Les vœux pieux de Copenhague
L’expression « fêtes de fin d’année » confond allègrement le dépouillement et la lumière de Noël avec le bling-bling et le clinquant de la grande foire de la consommation. C’est la période où nous nous adressons mutuellement des vœux. Dans la langue française, le mot vœu signifie aussi bien l’engagement total et définitif dans une cause à laquelle on « se voue » qu’un bavardage destiné à soigner sa bonne conscience, d’où l’expression « vœu pieux ».
Chers amis, nous n’allons pas manquer de nous souhaiter bonne santé, succès, relations conviviales. Mais, par-delà ces souhaits de bonheur individuel, nous avons aussi à formuler ensemble des vœux pour notre vie commune, et d’abord pour la bonne santé de notre planète.
Or, à l’aube de cette nouvelle année, l’échec du sommet de Copenhague sur le climat n’augure pas de la volonté des responsables politiques de passer du « vœu pieux » à une politique concrète à laquelle « on se voue ».

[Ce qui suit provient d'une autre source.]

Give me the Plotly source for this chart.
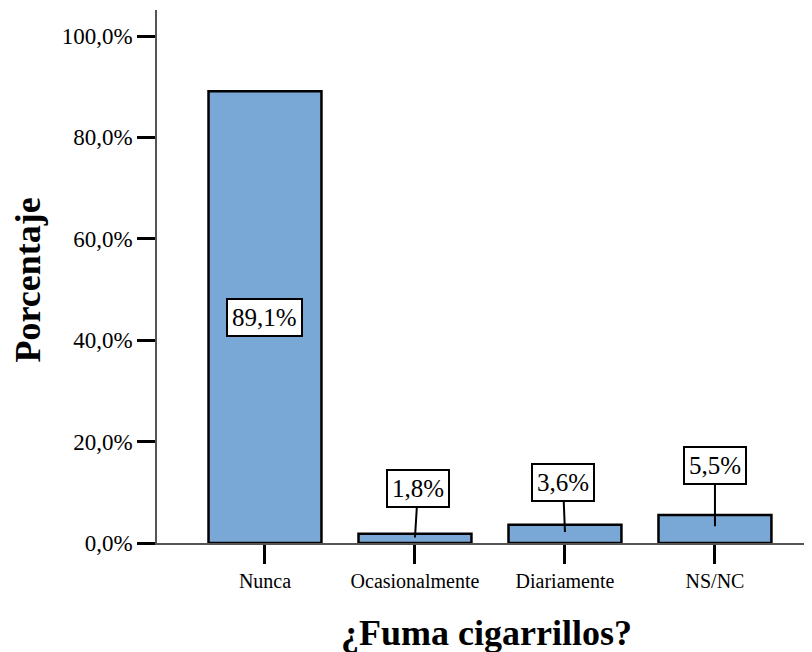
import plotly.graph_objects as go

categories = ["Nunca", "Ocasionalmente", "Diariamente", "NS/NC"]
values = [89.1, 1.8, 3.6, 5.5]
value_labels = ["89,1%", "1,8%", "3,6%", "5,5%"]
y_tickvals = [0, 20, 40, 60, 80, 100]
y_ticktext = ["0,0%", "20,0%", "40,0%", "60,0%", "80,0%", "100,0%"]

FONT = "Liberation Serif"
xpos = list(range(len(categories)))

fig = go.Figure()
fig.add_trace(go.Bar(
    x=xpos, y=values, width=0.753,
    marker=dict(color="#7AA8D6", line=dict(color="black", width=2.5)),
    hoverinfo="skip",
))

# label offsets (pixels) for small bars: box above bar with leader line
offsets = {1: (3, -49), 2: (-2, -50), 3: (0, -61)}
for i, (v, t) in enumerate(zip(values, value_labels)):
    common = dict(bgcolor="white", bordercolor="black", borderwidth=2, borderpad=4,
                  font=dict(family=FONT, size=25, color="black"))
    if i in offsets:
        ax, ay = offsets[i]
        fig.add_annotation(x=xpos[i], y=v * 0.6, text=t, showarrow=True, arrowhead=0,
                           arrowwidth=2, arrowcolor="black", ax=ax, ay=ay, **common)
    else:
        fig.add_annotation(x=xpos[i], y=v / 2, text=t, showarrow=False, **common)

# page has an 8px body margin; figure sized to fill the rest
W, H = 804, 644
L, R, T, B = 149, 0, 2, 109
pw, ph = W - L - R, H - T - B

fig.add_annotation(
    xref="paper", yref="paper", x=(479 - L) / pw, y=(H - B - 625) / ph,
    text="<b>¿Fuma cigarrillos?</b>", showarrow=False,
    font=dict(family=FONT, size=36, color="black"), xanchor="center", yanchor="middle",
)
fig.add_annotation(
    xref="paper", yref="paper", x=(19.5 - L) / pw, y=(H - B - 272) / ph,
    text="<b>Porcentaje</b>", showarrow=False, textangle=-90, borderpad=0,
    font=dict(family=FONT, size=36, color="black"), xanchor="center", yanchor="middle",
)

fig.update_layout(
    width=W, height=H,
    margin=dict(l=L, r=R, t=T, b=B, pad=0),
    plot_bgcolor="white", paper_bgcolor="white",
    showlegend=False,
    font=dict(family=FONT, color="black"),
    xaxis=dict(
        range=[-0.72, 3.647], tickmode="array", tickvals=xpos, ticktext=categories,
        showgrid=False, zeroline=False, showline=True, linecolor="#555555", linewidth=1.5,
        ticks="outside", ticklen=19, tickwidth=2.5, tickcolor="black",
        tickfont=dict(family=FONT, size=20, color="black"),
        fixedrange=True,
    ),
    yaxis=dict(
        range=[0, 105.13], tickmode="array", tickvals=y_tickvals, ticktext=y_ticktext,
        showgrid=False, zeroline=False, showline=True, linecolor="#555555", linewidth=1.5,
        ticks="outside", ticklen=18, tickwidth=2.5, tickcolor="black",
        tickfont=dict(family=FONT, size=23, color="black"),
        fixedrange=True,
    ),
)

fig.write_html("out.html")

Beaucoup d’espoirs avaient été placés dans ce sommet qualifié d’historique notamment à cause de la croissance du sentiment d’urgence face au réchauffement de la planète. On attendait un hypothétique revirement de la position américaine après huit années de présidence Bush caractérisées par ce qu’on a appelé le « négationnisme climatique ». L’administration Obama paraissait à même de présenter un tout autre visage de l’engagement américain, premier pollueur mondial de la planète par habitant.
Dans son éditorial dans le journal Libération, Laurent Joffrin analyse avec lucidité ce que signifie cet échec : « On croyait la douce anarchie réservée à cette mouvance protestataire et utopiste qu’on appelle l’ altermondialisme ; on moquait les motions byzantines votées par les partis écologiques perdus dans d’obscures tractations. Il faut croire que ce désordre démocratique est contagieux. Préparée depuis des mois, voire des années, la conférence de Copenhague devait abriter une négociation huilée et professionnelle, patiemment déminée par une armée de sherpas surdiplômés. Voilà qu’elle débouche sur une pantalonnade ronflante, dans laquelle les puissants de ce monde sont incapables de prendre les décisions claires et volontaires qui s’imposent et ne parviennent à accoucher que d’un accord a minima qui sauve à peine les apparences. Il faut bien en faire l’amer constat : quand il s’est agi de secourir le système bancaire, la concertation a été autrement efficace et déterminée. Il est manifestement plus facile de sauver la finance que de sauver la planète. (…) Le déroulement de ce sommet suscitera une cruelle déception chez tous les citoyens d’une planète menacée. La coopération planétaire dont on pouvait rêver, sans trop y croire, s’éloigne de nouveau comme un mirage. La prochaine fois, peut-être… » 1
Cela dit, ce nouvel échec d’un pas en avant vers une gouvernance mondiale constamment minée par les plus grandes puissances étatiques et les puissances d’argent ne devrait pas nous décourager. Bien au contraire, c’est l’engagement concret de millions de citoyens dans leur environnement qui peut conduire à une évolution des consciences. Copenhague restera comme la liturgie assez loufoque de la célébration d’un malaise face à la gravité d’une situation qui ne peut plus être niée. Cet échec nous rappelle que toutes les grandes étapes de l’humanité vers une gouvernance plus juste traversent de nombreuses crises. Notre avenir ne sera pas un destin forgé par les puissants arc-boutés sur leurs intérêts à court terme, il est ce que nous allons faire ensemble.
Depuis Noël, nous savons que l’essentiel se prépare dans les humbles naissances de chacun à une nouvelle conscience sans lesquelles les grands forums mondiaux ne cesseront de sonner faux.
Bernard Ginisty
Éditorial diffusé sur RCF Saône & Loire.